Thanks, that’s a song that came off a collaboration I did with an Italian guitarist, an album we did together called Scrapyard. I wrote it for that record but thought I could do it better with a band as opposed to just another guitar. Its one where I definitely spent some time trying to find where I really want my vocals to sit because they’re so exposed on that one. It’s a song I’ve had with me for maybe four years or five years now. It’s slowly changed over time in way that only something can when you perform it a lot and perform it in a lot of different moods.
I’ll find that I’ll write a song in one mood and then after playing it in different situations – once in some rowdy bar, once in some quiet gig, play it solo, play it with a band, and then it starts to reveals what it is at its best which might have very little to do with what I thought it would be good for.

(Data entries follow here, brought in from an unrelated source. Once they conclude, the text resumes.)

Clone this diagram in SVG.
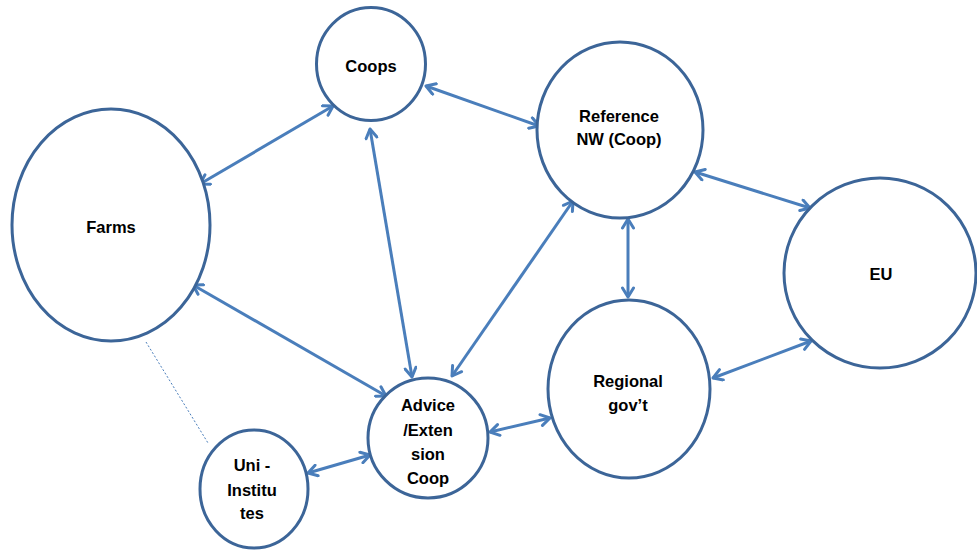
<svg xmlns="http://www.w3.org/2000/svg" width="977" height="551" viewBox="0 0 977 551">
<style>
.node{fill:#fff;stroke:#3C6598;stroke-width:3}
.lbl{font-family:"Liberation Sans",Arial,sans-serif;font-weight:bold;font-size:16.5px;fill:#000;text-anchor:middle}
.arr{stroke:#4A7EBB;stroke-width:3;fill:none;marker-start:url(#ah);marker-end:url(#ah)}
.dash{stroke:#4A7EBB;stroke-width:1;stroke-dasharray:2 2;fill:none}
</style>
<defs>
<marker id="ah" viewBox="0 0 14 14" refX="12" refY="7" markerWidth="14" markerHeight="14" markerUnits="userSpaceOnUse" orient="auto-start-reverse">
<path d="M3,1.5 L12,7 L3,12.5" fill="none" stroke="#4A7EBB" stroke-width="3" stroke-linecap="round" stroke-linejoin="round"/>
</marker>
</defs>
<rect width="977" height="551" fill="#fff"/>
<g id="connectors">
<line class="arr" x1="200" y1="184" x2="333" y2="106"/>
<line class="arr" x1="193" y1="285" x2="386" y2="396"/>
<line class="arr" x1="370" y1="129" x2="412" y2="377"/>
<line class="arr" x1="426" y1="86" x2="539" y2="126"/>
<line class="arr" x1="452" y1="376" x2="573" y2="201"/>
<line class="arr" x1="695" y1="172" x2="810" y2="208"/>
<line class="arr" x1="628" y1="219" x2="628" y2="297"/>
<line class="arr" x1="713" y1="378" x2="811" y2="341"/>
<line class="arr" x1="490" y1="432" x2="550" y2="418"/>
<line class="arr" x1="308" y1="473" x2="370" y2="455"/>
<line class="dash" x1="146" y1="342" x2="208" y2="443"/>
</g>
<g id="farms"><ellipse class="node" cx="111" cy="225" rx="99" ry="116"/><text class="lbl" x="111" y="233">Farms</text></g>
<g id="coops"><ellipse class="node" cx="371" cy="64" rx="54.5" ry="56.5"/><text class="lbl" x="371" y="72">Coops</text></g>
<g id="reference"><ellipse class="node" cx="620" cy="130" rx="83" ry="88"/><text class="lbl" x="619" y="122">Reference</text><text class="lbl" x="619" y="145">NW (Coop)</text></g>
<g id="eu"><ellipse class="node" cx="880" cy="273" rx="96" ry="95"/><text class="lbl" x="881" y="280">EU</text></g>
<g id="regional"><ellipse class="node" cx="629" cy="389" rx="81" ry="89"/><text class="lbl" x="628" y="387">Regional</text><text class="lbl" x="628" y="411">gov’t</text></g>
<g id="advice"><ellipse class="node" cx="428" cy="438" rx="60" ry="60"/><text class="lbl" x="428" y="411">Advice</text><text class="lbl" x="428" y="436">/Exten</text><text class="lbl" x="428" y="460">sion</text><text class="lbl" x="428" y="484">Coop</text></g>
<g id="uni"><ellipse class="node" cx="254" cy="489" rx="54" ry="59"/><text class="lbl" x="252" y="471">Uni -</text><text class="lbl" x="252" y="496">Institu</text><text class="lbl" x="252" y="519">tes</text></g>
</svg>
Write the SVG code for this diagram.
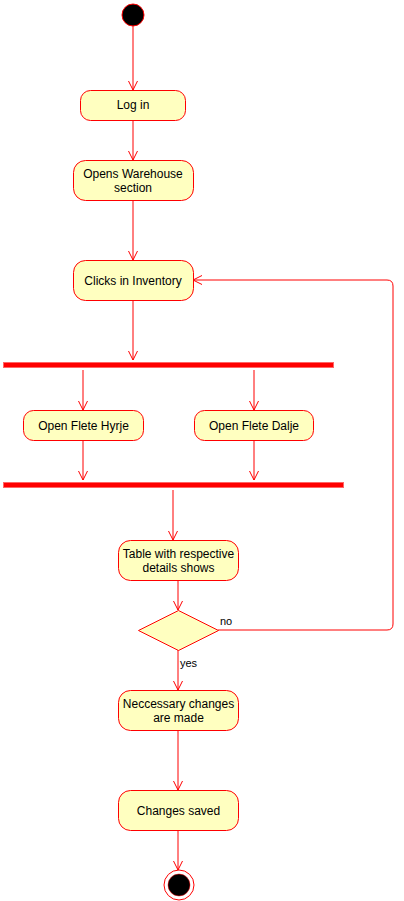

It’s like, find different points of emphasis in the song and find different moods within it.
What’s been the biggest change in your career over time – touring less, settling down, more studio work?
I think when I left Ardent in the spring of 2016 I had toured 2012 to 2016 all part time or fitting in dates. But I was still driving around a bunch and doing the thing in Memphis. Then I left. I had a band, a big band, five-piece, with a booking agent and a lot of dates and went out and did them. That material and the way the band played it live probably didn’t quite play to my strengths and the band broke up and the booking agent dumped me. The van ended up with some insane problems that cost me more money than I had.
That’s was a pretty dark couple of months. It was about eight months of, I’ve waste my life, look at this path I’ve gone down, how did I end up here, why didn’t I do something meaningful. All of that. Thankfully the conversation with my grandmother (see “Patricia”), and my wife who I was really getting to know then, really important people in my life who respected what I was trying to do, and seeing them have some faith in me led me to really double down and buckle down on it and do it a lot better than I have been doing and with a lot more intention.